[start RECORDS FOR PROCESSING]

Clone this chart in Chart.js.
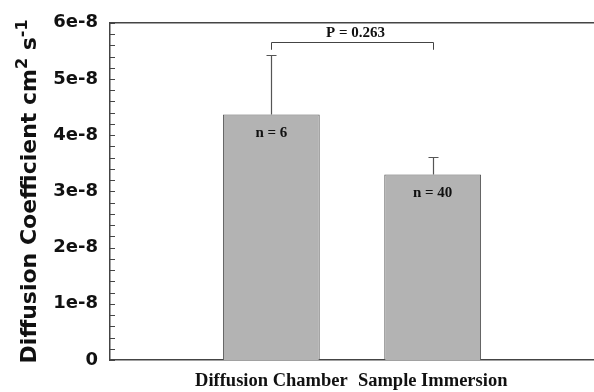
<!DOCTYPE html>
<html>
<head>
<meta charset="utf-8">
<script src="https://cdn.jsdelivr.net/npm/chart.js@4/dist/chart.umd.min.js"></script>
<style>
  html,body{margin:0;padding:0;background:#fff;overflow:hidden;}
  #wrap{width:594px;height:392px;position:relative;}
</style>
</head>
<body>
<div id="wrap"><canvas id="chart"></canvas></div>
<script>
// data (units: cm^2 s^-1)
const categories=['','Diffusion Chamber','Sample Immersion',''];
const means=[null,4.37e-8,3.30e-8,null];
const errUpper=[null,5.43e-8,3.61e-8,null];
const nLabels=['','n = 6','n = 40',''];
const yMin=0, yMax=6e-8, yStep=1e-8, yMinorStep=0.2e-8;
const bracketFrom=1, bracketTo=2;
const bracketTop=5.66e-8, bracketEnd=5.52e-8;
const pLabel='P = 0.263';

const AX='#444', TXT='#111';

const extras={
  id:'extras',
  afterDatasetsDraw(chart){
    const ctx=chart.ctx, a=chart.chartArea, ys=chart.scales.y, meta=chart.getDatasetMeta(0);
    ctx.save();
    // top frame line
    ctx.strokeStyle=AX; ctx.lineWidth=1.5;
    ctx.beginPath(); ctx.moveTo(a.left,a.top); ctx.lineTo(chart.width,a.top); ctx.stroke();
    // inward ticks on y axis
    ctx.lineWidth=1;
    for(let v=yMin; v<=yMax+1e-12; v+=yMinorStep){
      const y=Math.round(ys.getPixelForValue(v))+0.5;
      ctx.beginPath(); ctx.moveTo(a.left,y); ctx.lineTo(a.left+5,y); ctx.stroke();
    }
    // error bars (upper only)
    ctx.strokeStyle='#555'; ctx.lineWidth=1.2;
    errUpper.forEach((e,i)=>{
      if(e==null) return;
      const x=Math.round(meta.data[i].x)+0.5;
      const y0=ys.getPixelForValue(means[i]), y1=Math.round(ys.getPixelForValue(e))+0.5;
      ctx.beginPath(); ctx.moveTo(x,y0); ctx.lineTo(x,y1);
      ctx.moveTo(x-5,y1); ctx.lineTo(x+5,y1); ctx.stroke();
    });
    // n labels inside bars
    ctx.fillStyle=TXT; ctx.font='bold 15px "Liberation Serif"'; ctx.textAlign='center'; ctx.textBaseline='middle';
    nLabels.forEach((t,i)=>{
      if(!t) return;
      ctx.fillText(t,meta.data[i].x,ys.getPixelForValue(means[i])+19);
    });
    // significance bracket
    const bx0=Math.round(meta.data[bracketFrom].x)+0.5, bx1=Math.round(meta.data[bracketTo].x)+0.5;
    const by=Math.round(ys.getPixelForValue(bracketTop))+0.5, be=ys.getPixelForValue(bracketEnd);
    ctx.strokeStyle=AX; ctx.lineWidth=1;
    ctx.beginPath(); ctx.moveTo(bx0,be); ctx.lineTo(bx0,by); ctx.lineTo(bx1,by); ctx.lineTo(bx1,be); ctx.stroke();
    ctx.font='bold 15px "Liberation Serif"';
    ctx.fillText(pLabel,(bx0+bx1)/2+3,by-9);
    // y axis title with superscripts
    const parts=[['Diffusion Coefficient cm',22,0],['2',16,-9],[' s',22,0],['-1',16,-9]];
    let total=0;
    parts.forEach(p=>{ctx.font='bold '+p[1]+'px "DejaVu Sans"'; p.w=ctx.measureText(p[0]).width; total+=p.w;});
    ctx.translate(28,(a.top+a.bottom)/2); ctx.rotate(-Math.PI/2);
    ctx.textAlign='left'; ctx.textBaseline='alphabetic';
    let cx=-total/2;
    parts.forEach(p=>{ctx.font='bold '+p[1]+'px "DejaVu Sans"'; ctx.fillText(p[0],cx,8+p[2]); cx+=p.w;});
    ctx.restore();
  }
};

new Chart(document.getElementById('chart'),{
  type:'bar',
  data:{labels:categories,datasets:[{
    data:means,backgroundColor:'#b3b3b3',borderColor:'#555',borderWidth:1,
    barPercentage:0.6,categoryPercentage:1
  }]},
  options:{
    responsive:true,maintainAspectRatio:false,animation:false,
    layout:{padding:{top:20,right:0,left:0,bottom:0}},
    plugins:{legend:{display:false},tooltip:{enabled:false}},
    scales:{
      x:{type:'category',offset:false,
        grid:{display:false,drawTicks:false},
        border:{display:true,color:AX,width:1.5},
        ticks:{autoSkip:false,maxRotation:0,padding:10,color:TXT,font:{family:'Liberation Serif',weight:'bold',size:18.5}},
        afterFit:s=>{s.height=32;s.paddingLeft=0;s.paddingRight=0;}
      },
      y:{min:yMin,max:yMax,
        grid:{display:false,drawTicks:false},
        border:{display:true,color:AX,width:1.5},
        ticks:{stepSize:yStep,padding:12,color:TXT,font:{family:'DejaVu Sans',weight:'bold',size:18},
          callback:v=>{const k=Math.round(v/yStep);return k===0?'0':k+'e-8';}},
        afterFit:s=>{s.width=110;}
      }
    }
  },
  plugins:[extras]
});
</script>
</body>
</html>
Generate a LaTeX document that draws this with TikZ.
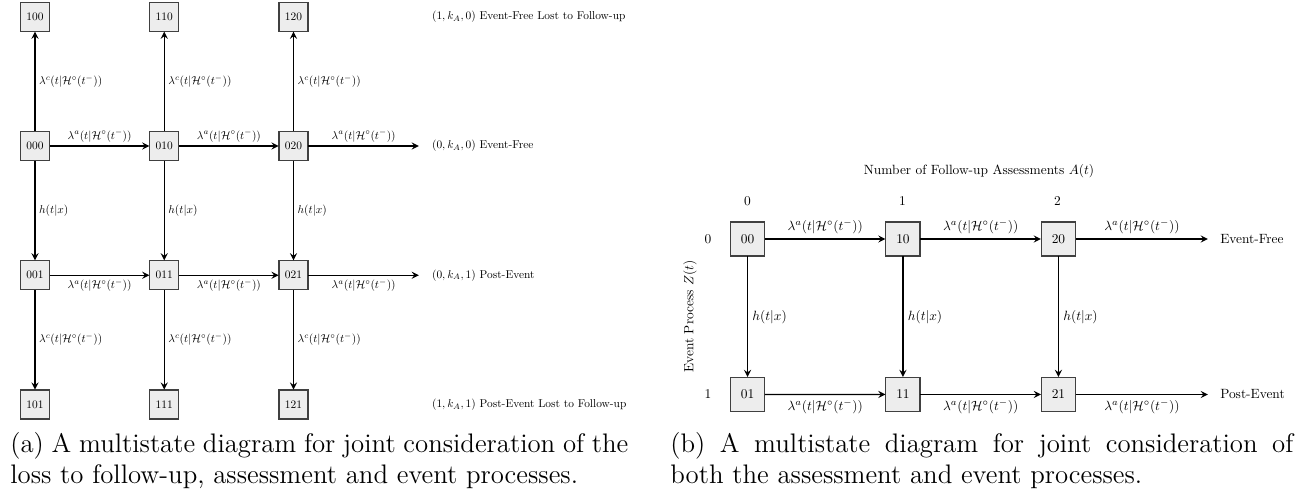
\RequirePackage{fix-cm}
\documentclass[tikz,border=0pt]{standalone}
\usepackage{tikz}
\usetikzlibrary{arrows,positioning}
\tikzset{
  state/.style = {
    rectangle,
    draw=black!75,
    line width=0.6pt,
    fill=black!7,
    minimum size=25.5pt,
    inner sep=0pt
  },
  outcome/.style = {
    anchor=west
  },
  flow/.style = {
    line width=0.6pt,
    ->,
    >=stealth,
    black
  },
  caption/.style = {
    anchor=base west,
    inner sep=0pt,
    align=justify,
    font=\fontsize{13.4}{15.5}\selectfont
  }
}
\newcommand{\rateA}{$\lambda^a(t|\mathcal{H}^\circ(t^-))$}
\newcommand{\rateC}{$\lambda^c(t|\mathcal{H}^\circ(t^-))$}
\newcommand{\hazard}{$h(t|x)$}

\begin{document}
\begin{tikzpicture}[x=0.5pt,y=-0.5pt]
\useasboundingbox (0,0) rectangle (1308,498);

% (a) Verlust, Assessment und Event
\begin{scope}[node distance=49.75pt, every node/.append style={scale=0.57}, outcome/.append style={inner xsep=11.4pt}]
\node[state] (s000) at (35,146) {000};
\node[state, right=of s000] (s010) {010};
\node[state, right=of s010] (s020) {020};

\node[state, above=of s000] (s100) {100};
\node[state, above=of s010] (s110) {110};
\node[state, above=of s020] (s120) {120};

\node[state, below=of s000] (s001) {001};
\node[state, below=of s010] (s011) {011};
\node[state, below=of s020] (s021) {021};

\node[state, below=of s001] (s101) {101};
\node[state, below=of s011] (s111) {111};
\node[state, below=of s021] (s121) {121};

% Endzustaende
\node[outcome, right=55.25pt of s120] (lost0) {$(1,k_A,0)$ Event-Free Lost to Follow-up};
\node[outcome, right=55.25pt of s020] (free0) {$(0,k_A,0)$ Event-Free};
\node[outcome, right=55.25pt of s021] (post0) {$(0,k_A,1)$ Post-Event};
\node[outcome, right=55.25pt of s121] (lost1) {$(1,k_A,1)$ Post-Event Lost to Follow-up};

% Assessments
\draw[flow] (s000) -- node[above] {\rateA} (s010);
\draw[flow] (s010) -- node[above] {\rateA} (s020);
\draw[flow] (s020) -- node[above] {\rateA} (free0);
\draw[flow] (s001) -- node[below] {\rateA} (s011);
\draw[flow] (s011) -- node[below] {\rateA} (s021);
\draw[flow] (s021) -- node[below] {\rateA} (post0);

% Verlust
\draw[flow] (s000) -- node[right] {\rateC} (s100);
\draw[flow] (s010) -- node[right] {\rateC} (s110);
\draw[flow] (s020) -- node[right] {\rateC} (s120);
\draw[flow] (s001) -- node[right] {\rateC} (s101);
\draw[flow] (s011) -- node[right] {\rateC} (s111);
\draw[flow] (s021) -- node[right] {\rateC} (s121);

% Event
\draw[flow] (s000) -- node[right] {\hazard} (s001);
\draw[flow] (s010) -- node[right] {\hazard} (s011);
\draw[flow] (s020) -- node[right] {\hazard} (s021);
\end{scope}

% (b) Assessment und Event
\begin{scope}[node distance=60.25pt, every node/.append style={scale=0.67}, outcome/.append style={inner xsep=9pt}]
\node[state] (s00) at (747.5,239) {00};
\node[state, right=of s00] (s10) {10};
\node[state, right=of s10] (s20) {20};
\node[state, below=of s00] (s01) {01};
\node[state, below=of s10] (s11) {11};
\node[state, below=of s20] (s21) {21};

\node[outcome, right=66pt of s20] (free) {Event-Free};
\node[outcome, right=66pt of s21] (post) {Post-Event};

% Achsen
\node (atitle) at (979,171) {Number of Follow-up Assessments $A(t)$};
\node (acol0) at (747.5,201) {0};
\node (acol1) at (902.5,201) {1};
\node (acol2) at (1057.5,201) {2};
\node (zrow0) at (708,239) {0};
\node (zrow1) at (708,394) {1};
\node[rotate=90] (ztitle) at (690,316.5) {Event Process $Z(t)$};

\draw[flow] (s00) -- node[above] {\rateA} (s10);
\draw[flow] (s10) -- node[above] {\rateA} (s20);
\draw[flow] (s20) -- node[above] {\rateA} (free);
\draw[flow] (s01) -- node[below] {\rateA} (s11);
\draw[flow] (s11) -- node[below] {\rateA} (s21);
\draw[flow] (s21) -- node[below] {\rateA} (post);

\draw[flow] (s00) -- node[right] {\hazard} (s01);
\draw[flow] (s10) -- node[right] {\hazard} (s11);
\draw[flow] (s20) -- node[right] {\hazard} (s21);
\end{scope}

% Untertitel
\node[caption, text width=309pt] (capa) at (10,452) {(a) A multistate diagram for joint consideration of the\linebreak loss to follow-up, assessment and event processes.};
\node[caption, text width=311.5pt] (capb) at (670,452) {(b) A multistate diagram for joint consideration of\linebreak both the assessment and event processes.};

\end{tikzpicture}
\end{document}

[end RECORDS FOR PROCESSING]

WHAT YOU NEED TO DO:
Go through the data and gather every line that holds "with".

WRITTEN RESPONSE:
    // y axis title with superscripts
Generate a LaTeX document that draws this with TikZ.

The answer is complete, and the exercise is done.